── Supplied data

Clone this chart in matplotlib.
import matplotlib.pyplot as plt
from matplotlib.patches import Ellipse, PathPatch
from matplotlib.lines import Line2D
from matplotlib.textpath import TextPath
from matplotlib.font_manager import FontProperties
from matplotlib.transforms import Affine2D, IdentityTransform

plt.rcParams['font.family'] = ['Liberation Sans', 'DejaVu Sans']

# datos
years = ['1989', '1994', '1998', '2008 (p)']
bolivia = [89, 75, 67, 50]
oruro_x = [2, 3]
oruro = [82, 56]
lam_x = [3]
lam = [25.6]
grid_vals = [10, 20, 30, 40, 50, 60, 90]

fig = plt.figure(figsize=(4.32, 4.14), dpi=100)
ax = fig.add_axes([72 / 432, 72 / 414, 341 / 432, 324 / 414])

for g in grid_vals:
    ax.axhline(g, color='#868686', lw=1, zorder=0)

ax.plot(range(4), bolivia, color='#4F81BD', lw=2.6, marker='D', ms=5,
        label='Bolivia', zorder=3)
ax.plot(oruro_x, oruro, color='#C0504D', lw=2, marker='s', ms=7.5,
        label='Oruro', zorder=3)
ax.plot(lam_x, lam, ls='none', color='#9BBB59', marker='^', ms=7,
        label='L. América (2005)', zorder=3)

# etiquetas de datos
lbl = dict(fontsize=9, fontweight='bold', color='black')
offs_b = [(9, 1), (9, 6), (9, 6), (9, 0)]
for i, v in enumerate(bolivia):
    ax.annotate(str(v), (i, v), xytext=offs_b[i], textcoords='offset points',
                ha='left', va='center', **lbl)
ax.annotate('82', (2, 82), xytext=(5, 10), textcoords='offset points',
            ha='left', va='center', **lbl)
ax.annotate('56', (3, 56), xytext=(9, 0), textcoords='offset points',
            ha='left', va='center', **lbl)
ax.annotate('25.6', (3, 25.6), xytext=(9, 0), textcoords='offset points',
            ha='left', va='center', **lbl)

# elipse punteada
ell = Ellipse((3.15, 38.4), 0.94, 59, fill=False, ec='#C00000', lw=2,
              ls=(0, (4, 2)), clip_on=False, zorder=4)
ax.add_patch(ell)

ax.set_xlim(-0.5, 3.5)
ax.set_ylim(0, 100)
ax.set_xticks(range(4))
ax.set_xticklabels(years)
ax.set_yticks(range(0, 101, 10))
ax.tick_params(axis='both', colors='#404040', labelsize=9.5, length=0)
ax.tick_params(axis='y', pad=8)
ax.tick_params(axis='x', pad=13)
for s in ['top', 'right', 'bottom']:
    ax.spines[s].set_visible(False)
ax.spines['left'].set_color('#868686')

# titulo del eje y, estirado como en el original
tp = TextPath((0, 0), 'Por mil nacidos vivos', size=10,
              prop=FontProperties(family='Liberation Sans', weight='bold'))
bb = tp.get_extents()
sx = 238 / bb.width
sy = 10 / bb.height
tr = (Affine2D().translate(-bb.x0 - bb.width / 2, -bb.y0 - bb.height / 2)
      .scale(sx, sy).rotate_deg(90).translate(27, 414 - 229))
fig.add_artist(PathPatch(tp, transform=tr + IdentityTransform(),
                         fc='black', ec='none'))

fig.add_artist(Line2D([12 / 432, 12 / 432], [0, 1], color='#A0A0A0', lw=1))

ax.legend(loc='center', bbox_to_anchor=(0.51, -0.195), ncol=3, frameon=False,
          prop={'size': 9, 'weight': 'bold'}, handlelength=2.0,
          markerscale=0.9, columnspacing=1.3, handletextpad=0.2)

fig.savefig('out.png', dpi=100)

────
── Supplied data

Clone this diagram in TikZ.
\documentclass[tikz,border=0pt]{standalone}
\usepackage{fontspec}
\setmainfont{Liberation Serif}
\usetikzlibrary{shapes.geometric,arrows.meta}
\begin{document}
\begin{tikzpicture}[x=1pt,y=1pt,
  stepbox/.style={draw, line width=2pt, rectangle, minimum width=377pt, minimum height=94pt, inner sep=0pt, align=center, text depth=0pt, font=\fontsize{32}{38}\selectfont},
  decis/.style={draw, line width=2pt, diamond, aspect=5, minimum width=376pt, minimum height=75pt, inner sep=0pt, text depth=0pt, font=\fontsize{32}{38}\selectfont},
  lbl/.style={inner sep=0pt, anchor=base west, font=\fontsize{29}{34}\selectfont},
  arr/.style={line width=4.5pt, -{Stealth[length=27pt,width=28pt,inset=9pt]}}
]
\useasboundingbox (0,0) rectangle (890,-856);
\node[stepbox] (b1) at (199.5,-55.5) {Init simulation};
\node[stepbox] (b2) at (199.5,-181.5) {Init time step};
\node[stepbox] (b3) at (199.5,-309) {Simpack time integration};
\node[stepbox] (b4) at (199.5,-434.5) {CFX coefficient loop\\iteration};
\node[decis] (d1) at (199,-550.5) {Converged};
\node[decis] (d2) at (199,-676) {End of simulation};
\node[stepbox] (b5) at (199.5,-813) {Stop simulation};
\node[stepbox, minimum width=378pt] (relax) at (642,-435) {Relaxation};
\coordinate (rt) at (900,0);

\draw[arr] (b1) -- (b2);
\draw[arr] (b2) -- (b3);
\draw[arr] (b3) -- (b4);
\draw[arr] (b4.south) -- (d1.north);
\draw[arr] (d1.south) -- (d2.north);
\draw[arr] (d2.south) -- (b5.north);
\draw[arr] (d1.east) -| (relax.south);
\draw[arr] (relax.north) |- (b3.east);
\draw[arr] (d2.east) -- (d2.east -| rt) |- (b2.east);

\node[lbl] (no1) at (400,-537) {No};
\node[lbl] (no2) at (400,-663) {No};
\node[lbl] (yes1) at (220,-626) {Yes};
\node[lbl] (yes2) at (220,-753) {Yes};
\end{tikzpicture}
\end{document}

────

* _Exercise objective_: Your task is to give again the lines from the one containing "Clone this chart in matplotlib." to the one containing "label='L. América (2005)', zorder=3)", both lines included, exactly and without anything added.

* _Result for this task_:
Clone this chart in matplotlib.
import matplotlib.pyplot as plt
from matplotlib.patches import Ellipse, PathPatch
from matplotlib.lines import Line2D
from matplotlib.textpath import TextPath
from matplotlib.font_manager import FontProperties
from matplotlib.transforms import Affine2D, IdentityTransform

plt.rcParams['font.family'] = ['Liberation Sans', 'DejaVu Sans']

# datos
years = ['1989', '1994', '1998', '2008 (p)']
bolivia = [89, 75, 67, 50]
oruro_x = [2, 3]
oruro = [82, 56]
lam_x = [3]
lam = [25.6]
grid_vals = [10, 20, 30, 40, 50, 60, 90]

fig = plt.figure(figsize=(4.32, 4.14), dpi=100)
ax = fig.add_axes([72 / 432, 72 / 414, 341 / 432, 324 / 414])

for g in grid_vals:
    ax.axhline(g, color='#868686', lw=1, zorder=0)

ax.plot(range(4), bolivia, color='#4F81BD', lw=2.6, marker='D', ms=5,
        label='Bolivia', zorder=3)
ax.plot(oruro_x, oruro, color='#C0504D', lw=2, marker='s', ms=7.5,
        label='Oruro', zorder=3)
ax.plot(lam_x, lam, ls='none', color='#9BBB59', marker='^', ms=7,
        label='L. América (2005)', zorder=3)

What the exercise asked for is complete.